Von Daniel Theweleit | 07.07.2011
    Die Statistik ist beeindruckend. Im Frauenfußball wurden seit den olympischen Spielen im Jahr 2000 alle Weltmeistertitel, Olympiasiege und Europameisterschaften von Teams mit weiblichen Trainern gewonnen. Und die Chancen, dass diese Serie sich fortsetzt sind ziemlich gut. Sechs Mannschaften wurden bei dieser Weltmeisterschaft von Frauen trainiert. Mit Silvia Neid, Englands Hope Powell und Pia Sundhage, einer Schwedin, die das Team der USA trainiert, haben drei von ihnen das Viertelfinale erreicht. Und dennoch zeigt sich am Thema Trainerinnen, wie groß die Vorbehalte der Männer gegenüber weiblicher Fußballkompetenz ist. Die Idee, eine Frau in den Trainerstab zu holen, klingt für die Verantwortungsträger des Männerfußballs völlig abwegig. Nadine Angerer, die Torfrau der Deutschen Nationalmannschaft, kann das nur schwer verstehen:

    '"Vielleicht denkt man immer noch, dass Männertrainer besser sind. Aber wenn Sie mal eine Analyse von Silvia Neid mitbekommen würden, ich lege meine Hand dafür ins Feuer, die könnte jede Männermannschaft trainieren."

    Bis heute ist die Italienerin Carolina Morace, die bei dieser Weltmeisterschaft Kanada betreutee, die einzige Frau, die jemals eine professionelle Männermannschaft trainierte. 1999 übernahm Morace den italienischen Drittligisten AS Viterbese, bereits nach zwei Spielen kündigte sie wieder.
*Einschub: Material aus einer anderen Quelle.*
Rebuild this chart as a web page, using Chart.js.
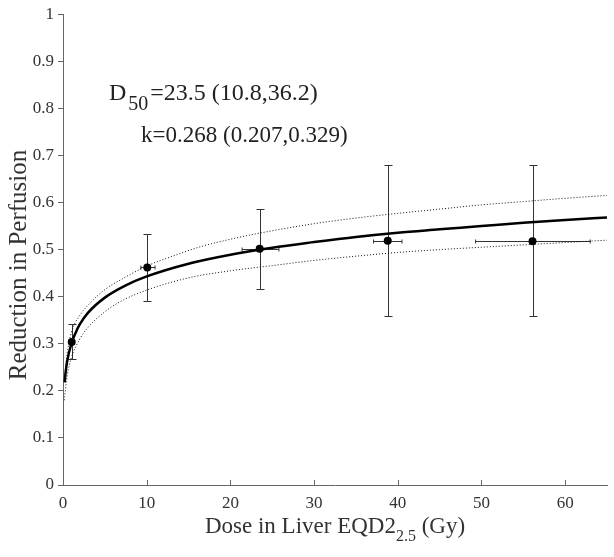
<!DOCTYPE html>
<html><head><meta charset="utf-8">
<script src="https://cdn.jsdelivr.net/npm/chart.js@4/dist/chart.umd.min.js"></script>
<style>html,body{margin:0;padding:0;background:#fff}#wrap{width:614px;height:557px}</style>
</head><body><div id="wrap"><canvas id="c" width="614" height="557"></canvas></div>
<script>
// Measured points (Dose in Gy, Reduction in Perfusion)
const doseMeasured      = [1.04, 10.07, 23.5, 38.8, 56.1];
const reductionMeasured = [0.304, 0.462, 0.502, 0.519, 0.518];
const reductionLow      = [0.268, 0.390, 0.417, 0.359, 0.359];
const reductionHigh     = [0.341, 0.533, 0.586, 0.679, 0.679];
const doseLow           = [0.75, 9.3, 21.4, 37.1, 49.3];
const doseHigh          = [1.3, 11.0, 25.8, 40.5, 63.0];

// Fitted curve
const fitDose      = [0.2, 0.3, 0.5, 1, 1.5, 2, 3, 5, 7.5, 10, 15, 20, 25, 30, 35, 40, 45, 50, 55, 60, 65];
const fitReduction = [0.218, 0.237, 0.263, 0.300, 0.323, 0.341, 0.366, 0.398, 0.424, 0.443, 0.470, 0.489, 0.504, 0.516, 0.527, 0.536, 0.543, 0.550, 0.557, 0.563, 0.568];

// Confidence bounds (dotted)
const upperDose      = [0.2, 0.5, 1, 2, 3, 5, 7, 10, 13.4, 16.4, 20, 23.5, 30, 35, 40, 45, 50, 55, 60, 65];
const upperReduction = [0.230, 0.280, 0.324, 0.360, 0.382, 0.415, 0.437, 0.465, 0.488, 0.506, 0.522, 0.535, 0.555, 0.567, 0.577, 0.586, 0.595, 0.602, 0.609, 0.615];
const lowerDose      = [0.15, 0.2, 0.5, 1, 2, 3, 5, 7, 10, 15, 20, 25, 30, 35, 40, 45, 50, 55, 60, 65];
const lowerReduction = [0.180, 0.188, 0.232, 0.270, 0.310, 0.335, 0.368, 0.391, 0.414, 0.440, 0.455, 0.466, 0.477, 0.486, 0.494, 0.500, 0.505, 0.510, 0.515, 0.520];

const xTicks = [0, 10, 20, 30, 40, 50, 60];
const xTickLabels = ['0', '10', '20', '30', '40', '50', '60'];
const yTicks = [0, 0.1, 0.2, 0.3, 0.4, 0.5, 0.6, 0.7, 0.8, 0.9, 1];
const yTickLabels = ['0', '0.1', '0.2', '0.3', '0.4', '0.5', '0.6', '0.7', '0.8', '0.9', '1'];

const annotLine1 = {main: 'D', sub: '50', rest: '=23.5 (10.8,36.2)'};
const annotLine2 = 'k=0.268 (0.207,0.329)';
const xTitle = {main: 'Dose in Liver EQD2', sub: '2.5', rest: ' (Gy)'};
const yTitle = 'Reduction in Perfusion';

const SERIF = '"Liberation Serif", "Times New Roman", serif';
const AXIS = '#666';
const TXT = '#333';

function pts(xs, ys) { return xs.map((x, i) => ({x: x, y: ys[i]})); }

const errorBars = {
  id: 'errorBars',
  beforeDatasetsDraw(chart) {
    const {ctx, scales: {x, y}} = chart;
    ctx.save();
    ctx.strokeStyle = '#333';
    ctx.lineWidth = 1;
    for (let i = 0; i < doseMeasured.length; i++) {
      const px = Math.round(x.getPixelForValue(doseMeasured[i])) + 0.5;
      const py = Math.round(y.getPixelForValue(reductionMeasured[i])) + 0.5;
      const yl = Math.round(y.getPixelForValue(reductionLow[i])) + 0.5;
      const yh = Math.round(y.getPixelForValue(reductionHigh[i])) + 0.5;
      const xl = x.getPixelForValue(doseLow[i]);
      const xh = x.getPixelForValue(doseHigh[i]);
      ctx.beginPath();
      ctx.moveTo(px, yl); ctx.lineTo(px, yh);
      ctx.moveTo(px - 4, yl); ctx.lineTo(px + 4, yl);
      ctx.moveTo(px - 4, yh); ctx.lineTo(px + 4, yh);
      ctx.moveTo(xl, py); ctx.lineTo(xh, py);
      ctx.moveTo(xl, py - 2); ctx.lineTo(xl, py + 2);
      ctx.moveTo(xh, py - 2); ctx.lineTo(xh, py + 2);
      ctx.stroke();
    }
    ctx.restore();
  }
};

function drawSubText(ctx, parts, big, small, cx, baseline, center, subDrop, gap) {
  ctx.font = big + 'px ' + SERIF;
  const w1 = ctx.measureText(parts.main).width;
  const w3 = ctx.measureText(parts.rest).width;
  ctx.font = small + 'px ' + SERIF;
  const w2 = ctx.measureText(parts.sub).width + gap;
  let x0 = center ? cx - (w1 + w2 + w3) / 2 : cx;
  ctx.textAlign = 'left';
  ctx.textBaseline = 'alphabetic';
  ctx.font = big + 'px ' + SERIF;
  ctx.fillText(parts.main, x0, baseline);
  ctx.font = small + 'px ' + SERIF;
  ctx.fillText(parts.sub, x0 + w1 + gap / 2, baseline + subDrop);
  ctx.font = big + 'px ' + SERIF;
  ctx.fillText(parts.rest, x0 + w1 + w2, baseline);
}

const decor = {
  id: 'decor',
  afterDraw(chart) {
    const {ctx, chartArea: ca, scales: {x, y}} = chart;
    ctx.save();
    // inward x ticks
    ctx.strokeStyle = AXIS;
    ctx.lineWidth = 1;
    ctx.beginPath();
    xTicks.forEach(v => {
      const px = Math.round(x.getPixelForValue(v)) + 0.5;
      ctx.moveTo(px, ca.bottom); ctx.lineTo(px, ca.bottom - 5);
    });
    ctx.stroke();
    // annotation
    ctx.fillStyle = '#222';
    drawSubText(ctx, annotLine1, 24, 20, 109, 100, false, 10, 4);
    ctx.font = '23px ' + SERIF;
    ctx.textAlign = 'left';
    ctx.textBaseline = 'alphabetic';
    ctx.fillText(annotLine2, 141, 142);
    // x title
    ctx.fillStyle = TXT;
    drawSubText(ctx, xTitle, 23, 16, (ca.left + ca.right) / 2, 533, true, 8, 0);
    // y title
    ctx.translate(26, 265);
    ctx.rotate(-Math.PI / 2);
    ctx.font = '25px ' + SERIF;
    ctx.textAlign = 'center';
    ctx.textBaseline = 'alphabetic';
    ctx.fillText(yTitle, 0, 0);
    ctx.restore();
  }
};

Chart.defaults.font.family = SERIF;
Chart.defaults.color = TXT;

new Chart(document.getElementById('c'), {
  type: 'scatter',
  data: {
    datasets: [
      {data: pts(upperDose, upperReduction), showLine: true, borderColor: '#111', borderWidth: 1, borderDash: [1, 2], pointRadius: 0, cubicInterpolationMode: 'monotone', fill: false},
      {data: pts(lowerDose, lowerReduction), showLine: true, borderColor: '#111', borderWidth: 1, borderDash: [1, 2], pointRadius: 0, cubicInterpolationMode: 'monotone', fill: false},
      {data: pts(fitDose, fitReduction), showLine: true, borderColor: '#000', borderWidth: 2.5, pointRadius: 0, cubicInterpolationMode: 'monotone', fill: false},
      {data: pts(doseMeasured, reductionMeasured), showLine: false, pointRadius: 4, pointBackgroundColor: '#000', pointBorderColor: '#000', pointBorderWidth: 0}
    ]
  },
  options: {
    responsive: false,
    animation: false,
    devicePixelRatio: 1,
    layout: {padding: {left: 0, right: 7, top: 12, bottom: 0}},
    plugins: {legend: {display: false}, tooltip: {enabled: false}},
    scales: {
      x: {
        type: 'linear', min: 0, max: 65,
        afterBuildTicks: s => { s.ticks = xTicks.map(v => ({value: v})); },
        afterFit: s => { s.height = 72; },
        ticks: {font: {size: 17}, color: TXT, padding: 8, maxRotation: 0, autoSkip: false,
                callback: (v) => { const i = xTicks.indexOf(v); return i >= 0 ? xTickLabels[i] : ''; }},
        grid: {drawOnChartArea: false, drawTicks: false},
        border: {display: true, color: AXIS, width: 1}
      },
      y: {
        type: 'linear', min: 0, max: 1,
        afterBuildTicks: s => { s.ticks = yTicks.map(v => ({value: v})); },
        afterFit: s => { s.width = 63; },
        ticks: {font: {size: 17}, color: TXT, padding: 4, autoSkip: false,
                callback: (v) => { const i = yTicks.findIndex(t => Math.abs(t - v) < 1e-9); return i >= 0 ? yTickLabels[i] : ''; }},
        grid: {drawOnChartArea: false, drawTicks: true, tickLength: 5, color: AXIS},
        border: {display: true, color: AXIS, width: 1}
      }
    }
  },
  plugins: [errorBars, decor]
});
</script></body></html>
Der Vereinspräsident war in der Halbzeit in der Kabine aufgetaucht und wollte bestimmen, wer ein- und ausgewechselt wird. Das wollte Morace sich nicht gefallen lassen. Für Frank Wormuth, den Chef der Trainerausbildung des deutschen Fußball-Bundes, ist diese Geschichte nicht verwunderlich:

    '"Ich glaube nicht, dass es eine Frau schafft, ganz oben anzukommen. Das heißt aber nicht, dass sie es nicht könnte. Das sind zwei verschiedene Stiefel. Mit der Fachkompetenz, der Vermittlungskompetenz und all die Kompetenzen die wir hier ausbilden. Aber die Ankerkennung ist einfach nicht vorhanden bei den Männern."

    Die Barriere ist kaum überwindbar, denn selbst wenn die Funktionsträger in den Vereinen ihre Vorbehalte gegenüber Trainerinnen überwinden, würden die Probleme des Alltags bleiben. Wie reagieren die Spieler, die in einem durch und durch männlichen Fußballalltag sozialisiert wurden? Was sagen die Zuschauer und die Medien? Und welche Frau will sich das antun? Im Herbst 2009 wurde in Schweden darüber diskutiert, ob Sven-Göran Eriksson das Nationalteam übernehmen sollte, mit der Co-Trainerin Pia Sundhage. Die umworbene Fußball-Lehrerin zog es vor, die Frauen des US-Verbandes zu trainieren. Für diese Weltmeisterschaft ist das ein Gewinn. Denn Sundhage ist eine Koryphäe. Für den Status der Frauen im Weltfußball ist ihre Entscheidung hingegen bedauerlich. Denn über den Assistenztrainerposten könnte sich die Trainerwelt des Männerfußballs öffnen, meint Ausbildungsleiter Wormuth:

    "Klar, warum nicht in einem Trainerteam eine Frau zu haben, die eine weibliche Komponente reinbringt, die mehr auf Teamebene arbeitet. Vom Prinzip her glaube ich schon dass eine weibliche Komponente in einem Trainerteam nicht zu vernachlässigen ist. Es wäre ein Einstieg, dass eine Co-Trainerin auch den weiblichen Part abdeckt, warum nicht, eine gute Idee."

    Noch ist es aber so, dass es in den meisten Teilen der Welt Fachleute für Frauenmannschaften gibt und Spezialisten für Männerteams. Wer einmal als Frauentrainer gilt, hat nur noch geringen Chancen im Männerfußball Karriere zu machen. Nur in Skandinavien ist diese Grenze einigermaßen durchlässig. Daran müsse man sich orientieren meint Nationaltorhüterin Angerer:

    "Ich hatte einen Trainer in Schweden, der war vorher bei den Männern, Malmö 1. Liga. Der ist dann zurück zu den Frauen, kam von den Frauen, ist jetzt wieder beiden Männern, das ist üblich, dass man da einfach nicht aufs Geschlecht achtet, es geht ja um Fußball."